Yes to paper tests

Photo by Caroline Betz Student Publications

In a digital world, assessments taken on paper can feel useless or antiquated, but they provide the most meaningful learning and insights for both students and professors. By removing outside tools abundant through internet access, in-person assignments with a fully analog modality isolate the students’ knowledge and understanding in a manner that prepares them for real world applications. Testing on paper better measures a student’s performance while providing them with meaningful experiences to draw from.

All students at Tech will take a computer science class, and with it, they will learn a new way of problem-solving that is less dependent on a computer than one might think. It can be easy to dismiss paper coding tests in CS classes as difficult simply for the sake of difficulty. However, they promote a deeper understanding of the class content and provide experiences similar to many job interviews. When taking a coding test on paper, one cannot rely on the assistance of a coding editor that reminds the user of the correct formatting or a compiler to help debut code. Instead, one must have a more robust knowledge of the syntax rules and debugging techniques. 

While studying for a paper coding test, students therefore will focus more heavily on these extremely critical aspects of the skill. Especially in foundational coding classes, a thorough enough understanding of the class concepts to successfully write code on paper is critical to their success in future courses and beyond. Moreover, many technical interviews for jobs where coding is a required skill utilize live paper coding as part of the process. Those who have experience with this skill in previous high-pressure environments like exams are at a notable advantage in these circumstances. 

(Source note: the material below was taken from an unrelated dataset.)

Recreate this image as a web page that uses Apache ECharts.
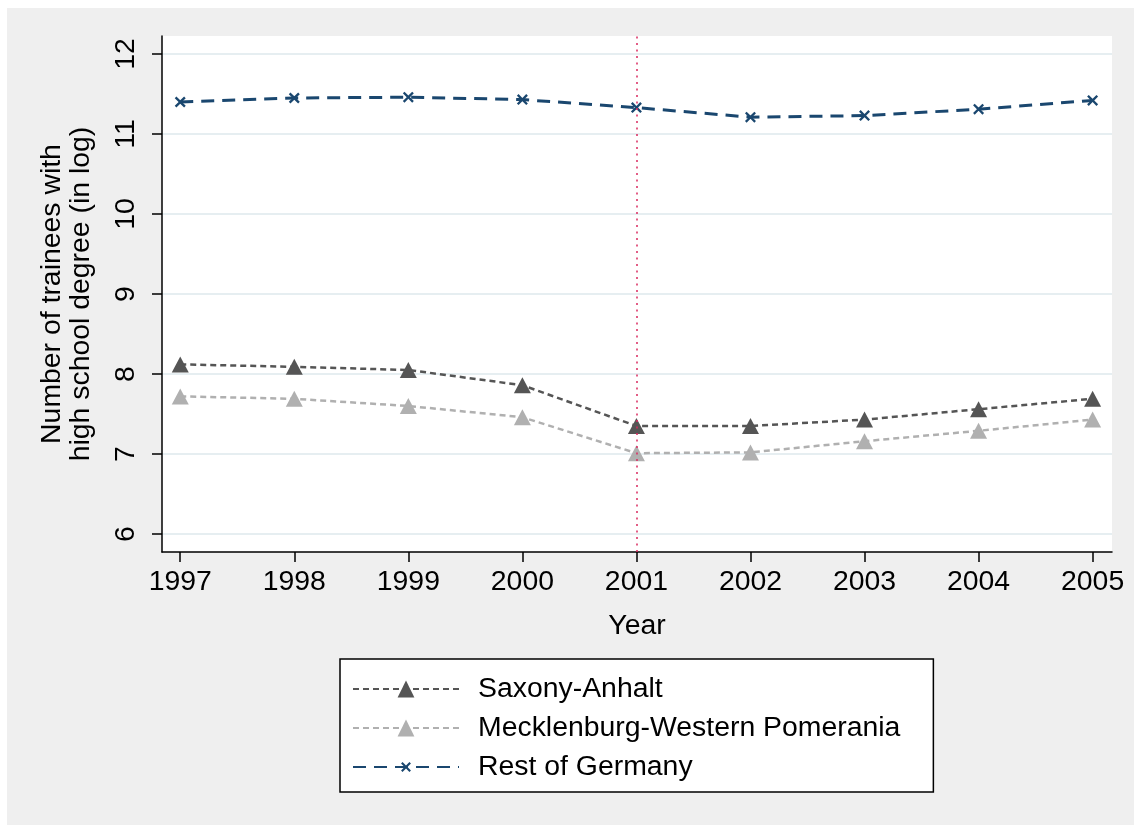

From the perspective of a professor or test administrator, paper testing in-person creates an environment where cheating is more  difficult compared to online examinations which creates an incentive for students to properly study and learn the material. With generative AI more accessible than ever before, assessing students in environments where they are unable to utilize this tool and must actually take the test for themselves is better for them and for those assessing them. When students must put the work in to learn and then demonstrate their learning, they are much better off than when they were able to get by without doing so.

Though high tech solutions exist to limit academic dishonesty in the online testing environment, one of the largest downsides to software like Honorlock is the violation of student privacy. Honorlock records your screen, webcam and the websites users visit, then uses AI to determine if the user’s test-taking behavior is suspicious enough to warrant a human proctor. When taking a test using this style of proctoring, students can feel as though they are  under a high level of surveillance, which increases testing anxiety and removes focus from the assignment at hand.

 Students enter exams not knowing if the face they naturally make when they are thinking through a problem might be flagged as suspicious, or if their tears would be grounds for investigation (as some students have alleged). In contrast, a simple paper test in a classroom with in-person proctors doesn’t require a student to agree to surveillance to the same degree. They are not being recorded, their facial expressions are not being microanalyzed by AI and they are not worried about their web browser activity being monitored. 

Paper tests are an opportunity for students to show off what they actually know from the work that they have invested, rather than their ability to use AI or other tools to generate their work for them. By focusing on these opportunities and taking them seriously, we foster an academic environment that prioritizes competence and hard work over just efficient AI usage.